Vigilance donc. Inquiétude enfin. Pourquoi?
D'abord, je l'ai dit, pour les motivations politiciennes de ce débat. Cette course-folle après les idées de Front national, cette obsession nauséabonde de jouer avec les peurs, cette manie d'opposer, de diviser les français entre eux plutôt que de les rassembler, tout cela est détestable. Ensuite parce que ce gouvernement et cette majorité n'ont toujours pas compris le fondement des rapports de la Laïcité avec les religions. Ils croient, comme Sarkozy ou Copé, que la laïcité est antireligieuse...alors qu'elle protège les religions! Ils n'ont toujours pas lu la loi de 1905 qui «assure la liberté de conscience» -c'est-à-dire aussi bien la liberté de croire, comme ils le disent, mais aussi la liberté de ne pas croire, ce qu'ils ne disent jamais!- et qui «garantit le libre exercice des cultes», ce qui montre bien qu'elle n'est pas antireligieuse. Ils n'ont pas lu, non plus que cette «garantie» du libre exercice des cultes doit se faire dans les seules «limites liées à l'ordre public» et c'est là qu'est tout le débat!

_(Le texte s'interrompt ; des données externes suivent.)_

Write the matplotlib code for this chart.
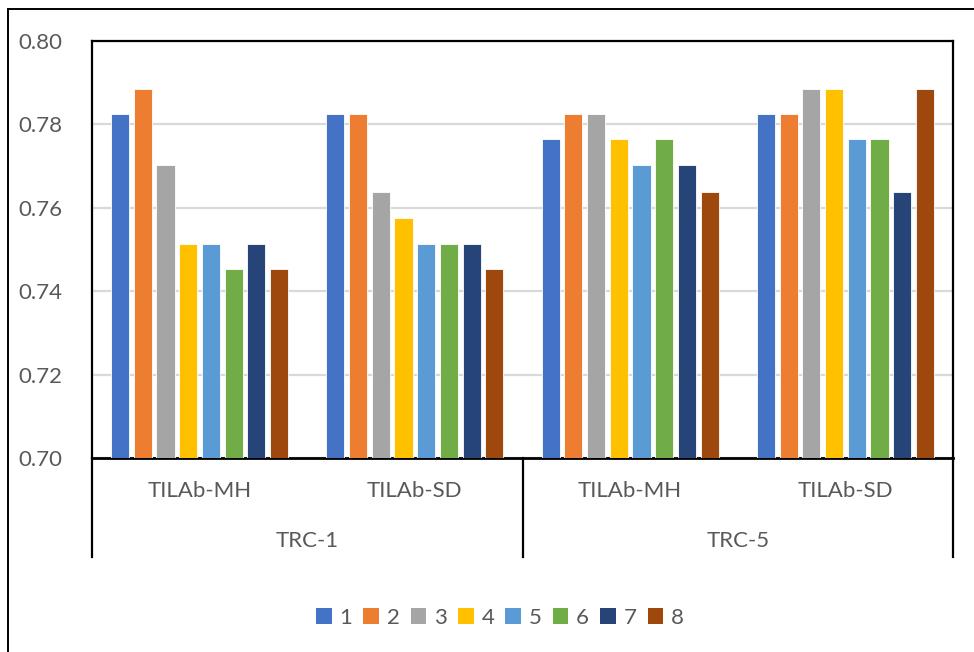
import matplotlib.pyplot as plt
from matplotlib.lines import Line2D
from matplotlib.patches import Patch

plt.rcParams["font.family"] = ["Lato", "DejaVu Sans"]

groups = ["TILAb-MH", "TILAb-SD", "TILAb-MH", "TILAb-SD"]
outer_groups = ["TRC-1", "TRC-5"]
series_names = ["1", "2", "3", "4", "5", "6", "7", "8"]
colors = ["#4472C4", "#ED7D31", "#A5A5A5", "#FFC000",
          "#5B9BD5", "#70AD47", "#264478", "#9E480E"]

s1 = [0.7824, 0.7824, 0.7765, 0.7824]
s2 = [0.7886, 0.7824, 0.7824, 0.7824]
s3 = [0.7702, 0.7639, 0.7824, 0.7886]
s4 = [0.7514, 0.7576, 0.7765, 0.7886]
s5 = [0.7514, 0.7514, 0.7702, 0.7765]
s6 = [0.7453, 0.7514, 0.7765, 0.7765]
s7 = [0.7514, 0.7514, 0.7702, 0.7639]
s8 = [0.7453, 0.7453, 0.7639, 0.7886]
series = [s1, s2, s3, s4, s5, s6, s7, s8]

W, H = 974, 652
TXT = "#595959"
FS = 16

fig = plt.figure(figsize=(W / 100, H / 100), dpi=100)
ax = fig.add_axes([92 / W, 1 - 458 / H, (953 - 92) / W, (458 - 41) / H])

step, width = 0.1056, 0.084
for j, (vals, c) in enumerate(zip(series, colors)):
    xs = [i + 0.5 + (j - 3.5) * step for i in range(len(groups))]
    ax.bar(xs, [v - 0.70 for v in vals], bottom=0.70, width=width,
           color=c, edgecolor="white", linewidth=0.6, zorder=3)

ax.set_xlim(0, 4)
ax.set_ylim(0.70, 0.80)
ax.set_yticks([0.70, 0.72, 0.74, 0.76, 0.78, 0.80])
ax.set_yticklabels([f"{t:.2f}" for t in ax.get_yticks()], color=TXT, fontsize=FS)
ax.tick_params(axis="y", length=0, pad=21)
ax.set_xticks([])
ax.grid(axis="y", color="#D9D9D9", linewidth=1.6, zorder=0)
for sp in ax.spines.values():
    sp.set_color("black")
    sp.set_linewidth(1.6)
ax.spines["bottom"].set_linewidth(2.0)

# two-level category axis below the plot
px = 1 / (458 - 41)
for x in (0, 2, 4):
    ax.add_line(Line2D([x, x], [0, -(557 - 458) * px], color="black", lw=1.6,
                       transform=ax.get_xaxis_transform(), clip_on=False))
for i, g in enumerate(groups):
    ax.text(i + 0.5, -(491 - 458) * px, g, transform=ax.get_xaxis_transform(),
            ha="center", va="center", color=TXT, fontsize=FS)
for k, g in enumerate(outer_groups):
    ax.text(2 * k + 1, -(541 - 458) * px, g, transform=ax.get_xaxis_transform(),
            ha="center", va="center", color=TXT, fontsize=FS)

handles = [Patch(facecolor=c, edgecolor="none") for c in colors]
fig.legend(handles, series_names, loc="center", bbox_to_anchor=(500 / W, 1 - 618 / H),
           ncol=8, frameon=False, fontsize=FS, labelcolor=TXT,
           handlelength=0.7, handleheight=0.7, handletextpad=0.35, columnspacing=0.5)

# chart frame
fig.add_artist(Line2D([8 / W, 8 / W], [0, 1 - 9 / H], color="black", lw=1.4))
fig.add_artist(Line2D([8 / W, 1], [1 - 9 / H, 1 - 9 / H], color="black", lw=1.4))

fig.savefig("out.png", dpi=100, facecolor="white")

Parce que lorsque l'on parle de l'islam de France, on dit «les musulmans»; et c'est un amalgame coupable. Car il y a «des» musulmans: des chiites, des sunnites, des salafistes, des wahhabites, etc... Et, surtout, une immense majorité de laïcs musulmans qui acceptent de placer les lois de la République au-dessus de leurs règles religieuses. Comment faire la leçon à ceux-là qui sont français autant que Copé ou Sarkozy et qui nous disent «foutez-nous la paix avec notre religion! C'est une affaire privée!» Et puis, il y a une toute petite minorité qui ne l'accepte pas. Ce sont ceux-là qu'il faut combattre. Et l'amalgame, parce qu'il empêche cette différenciation est inquiétant et dangereux. L'amalgame renforce les extrêmes: Marine Le Pen est l'alliée objective de Tariq Ramadan, comme Moubarak, Ben Ali ou Khadafi l'étaient des extrémistes et intégristes!
Voilà pourquoi après l'ouverture et la vigilance nous sommes inquiets: au lieu de traiter sereinement des problèmes concrets on s'engage dans des amalgames dangereux pour la République.